Congress required an interagency security examination that, if not completed in the statutory window, would trigger mandatory placement of the named companies on the list. That created an administrative cliff that pushed agencies and manufacturers into last-minute exchanges in late 2024 and through 2025. The result is a policy environment where the ban-like restrictions reflect legislative intent, national security concerns, and an execution bottleneck inside and between agencies. The practical consequence is that manufacturers cannot count on predictable product approvals in the near term, and purchasers should not assume a smooth supply of replacement units from those firms.

Who this hits hardest

  • Public safety and local governments. Many departments built affordable fleets around dominant global consumer vendors. Those fleets were bought and deployed for lifesaving work. When procurement rules tighten, agencies face either expensive replacements or operational compromises. The budget math is difficult. Replacing large numbers of devices with domestic or NDAA-compliant alternatives can be many times more expensive per unit.

  • Commercial operators. Photogrammetry firms, film and real estate crews, and last-mile pilots who rely on regular hardware refreshes will need to plan for supply uncertainty and longer support horizons for older models. Retail channels may continue to move existing inventory, but new launches from affected manufacturers will be curtailed.

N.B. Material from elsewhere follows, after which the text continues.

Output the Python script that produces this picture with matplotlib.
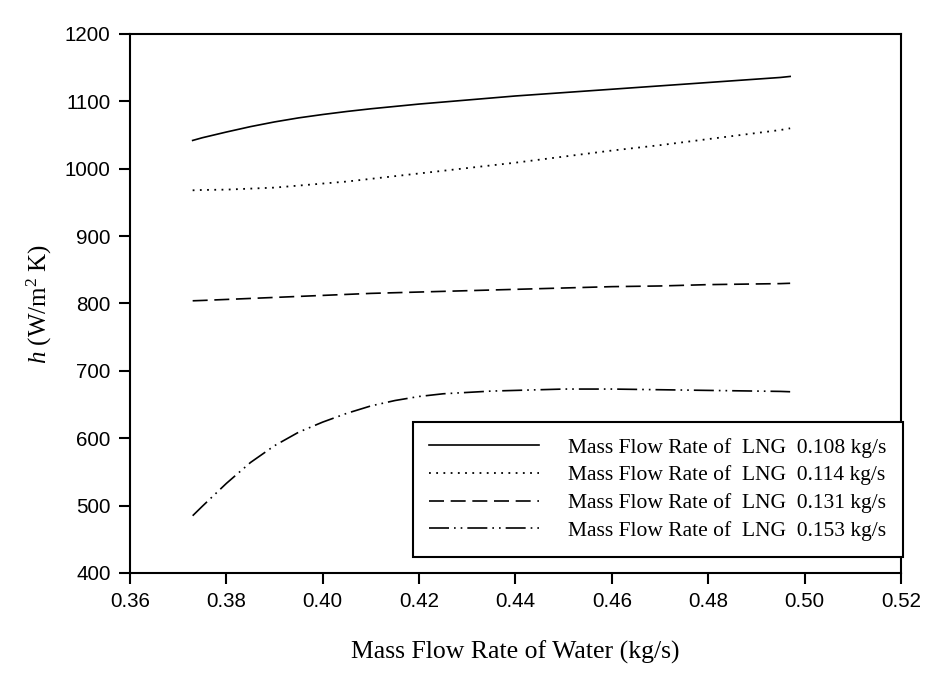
import matplotlib
matplotlib.use("Agg")
import matplotlib.pyplot as plt

plt.rcParams['font.family'] = ['Liberation Serif', 'DejaVu Serif']
plt.rcParams['mathtext.fontset'] = 'custom'
plt.rcParams['mathtext.rm'] = 'Liberation Serif'
plt.rcParams['mathtext.it'] = 'Liberation Serif:italic'

# mass flow rate of water (kg/s)
water = [0.373, 0.375, 0.380, 0.385, 0.390, 0.395, 0.400, 0.405, 0.410,
         0.415, 0.420, 0.425, 0.430, 0.435, 0.440, 0.445, 0.450, 0.455,
         0.460, 0.465, 0.470, 0.475, 0.480, 0.485, 0.490, 0.495, 0.497]

# heat transfer coefficient h (W/m2 K) for each LNG flow rate
h_108 = [1042, 1046, 1054.5, 1062.5, 1069.5, 1075.5, 1080.5, 1085, 1089,
         1092.5, 1096, 1099, 1102, 1105, 1108, 1110.5, 1113, 1115.5,
         1118, 1120.5, 1123, 1125.5, 1128, 1130.5, 1133, 1135.5, 1137]
h_114 = [968, 968.5, 969, 970.5, 972, 975, 978, 981, 985,
         989, 993, 997, 1001, 1005, 1009, 1013.5, 1018, 1022.5,
         1027, 1031, 1035, 1039.5, 1044, 1048.5, 1053, 1057.5, 1060]
h_131 = [804, 804.5, 806, 807.5, 809, 810.5, 812, 813.5, 815,
         816, 817, 818, 819, 820, 821, 822, 823, 824,
         825, 825.5, 826, 827, 828, 828.5, 829, 829.5, 830]
h_153 = [485, 499, 533, 564, 589, 609, 624, 637, 648,
         656, 662, 666, 668, 670, 671, 672, 673, 673,
         673, 672.5, 672, 671.5, 671, 670.5, 670, 669.5, 669]

labels = ['Mass Flow Rate of  LNG  0.108 kg/s',
          'Mass Flow Rate of  LNG  0.114 kg/s',
          'Mass Flow Rate of  LNG  0.131 kg/s',
          'Mass Flow Rate of  LNG  0.153 kg/s']

fig = plt.figure(figsize=(9.47, 6.73), dpi=100)
ax = fig.add_axes([0.1373, 0.1486, 0.8141, 0.8009])

ax.plot(water, h_108, color='black', lw=1.2, linestyle='-', label=labels[0])
ax.plot(water, h_114, color='black', lw=1.3, linestyle=(0, (1, 3)), label=labels[1])
ax.plot(water, h_131, color='black', lw=1.2, linestyle=(0, (9, 4)), label=labels[2])
ax.plot(water, h_153, color='black', lw=1.2, linestyle=(0, (12, 3, 1, 3, 1, 3)), label=labels[3])

ax.set_xlim(0.36, 0.52)
ax.set_ylim(400, 1200)
ax.set_xticks([0.36, 0.38, 0.40, 0.42, 0.44, 0.46, 0.48, 0.50, 0.52])
ax.set_xticklabels(['0.36', '0.38', '0.40', '0.42', '0.44', '0.46', '0.48', '0.50', '0.52'])
ax.set_yticks(range(400, 1201, 100))

for lab in ax.get_xticklabels() + ax.get_yticklabels():
    lab.set_family(['Liberation Sans', 'DejaVu Sans'])
    lab.set_fontsize(14.8)

ax.tick_params(direction='out', length=8, width=1.5, pad=6)
for sp in ax.spines.values():
    sp.set_linewidth(1.5)

ax.set_xlabel('Mass Flow Rate of Water (kg/s)', fontsize=18.5, labelpad=21)
ax.set_ylabel(r'$h$ (W/m$^2$ K)', fontsize=18, labelpad=8)

leg = ax.legend(loc='lower right', bbox_to_anchor=(1.002, 0.03), borderaxespad=0,
                fontsize=15.5, handlelength=5.1, handletextpad=1.35, fancybox=False,
                framealpha=1, edgecolor='black', borderpad=0.75, labelspacing=0.35)
leg.get_frame().set_linewidth(1.5)

fig.savefig('out.png', dpi=100)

  • Retail and aftermarket. Consumers and small businesses should expect fewer new model SKUs from foreign producers. That will raise demand for serviceable used units and components, which brings its own security and warranty risks.

Practical steps for operators and managers

1) Take inventory and classify risk. Create a registry of drone models, serial numbers, firmware versions, account ties, and typical use cases. Note which operations are sensitive by policy or contract. This foundational step makes informed choices possible.

2) Stop using affected devices for sensitive missions. If you run critical infrastructure inspections, security patrols, or anything tied to law enforcement or national security partners, immediately move to noncovered kit or use compensating mitigations until a formal risk determination is obtained. Guidance and policy from your procurement office or legal counsel should drive specifics.

3) Preserve evidence and disconnect cloud ties before reassigning hardware. If you transition a device from sensitive to non-sensitive use or transfer it to a third party, be deliberate. Document the device state, remove cached data, unlink account connections, and, where appropriate, factory reset and re-image according to vendor guidance.

4) Check firmware and vendor support commitments. Unsupported devices present increasing operational risk. Confirm whether your vendor has committed to security updates for already-authorized models and get those commitments in writing where possible.

5) Budget for replacement and lifecycle extensions. Start planning budgets now. Replacements that meet domestic supply or NDAA-compliance requirements tend to be costlier. Some agencies and companies will extend the service life of current fleets with spare batteries, contracts for repairs, and operator retraining to reduce near-term capex.

6) Consider alternatives but verify claim sets. U.S.-based and allied manufacturers have been positioning themselves as trusted options for public sector and enterprise customers. If you evaluate replacements, confirm manufacturing origin, supply chain documentation, and whether the platform can be granted the specific agency-level assurances needed to operate in sensitive contexts. Skydio and other domestic firms are frequently mentioned as alternatives for government and public safety use, but sampling, pilot programs, and security reviews remain essential.

7) Engage with procurement and legal teams about exemptions. The FCC determination and the NDAA do provide routes for DoD and DHS to exempt specific platforms. If your business or agency has a compelling case, begin preparing the technical and security materials that an agency will expect. Time and thorough documentation matter more than urgency.

Longer term policy and industry implications

This policy turn accelerates two things. First, it forces a supply chain reckoning. The U.S. and partners will invest in domestic and allied production lines and in certification programs that prove provenance and firmware integrity. Second, it raises the stakes on pragmatic trade offs between security, cost, and capability. A vibrant domestic industrial base is a worthy objective, but scale, unit cost, and the breadth of sensor payloads needed for civilian missions do not flip overnight. Policymakers and procurement officials need to square fiscal realities with security requirements to avoid tiny, expensive fleets that cannot meet real world demand.

Bottom line

If you fly or buy drones in the United States, treat the start of 2026 as a moment to move from ambiguity to planning. Inventory what you own, set rules of the road for sensitive operations, and build a near-term procurement and risk plan that recognizes older authorized models will still fly but new product availability from certain foreign manufacturers faces a structural bottleneck. At the same time advocate for clear agency guidance, predictable exemption pathways, and phased funding to replace critical capability where security concerns are real. The goal should be resilient operations that are both safe and sustainable, not an instant, chaotic rush to replace hardware that would leave communities less safe in the short run.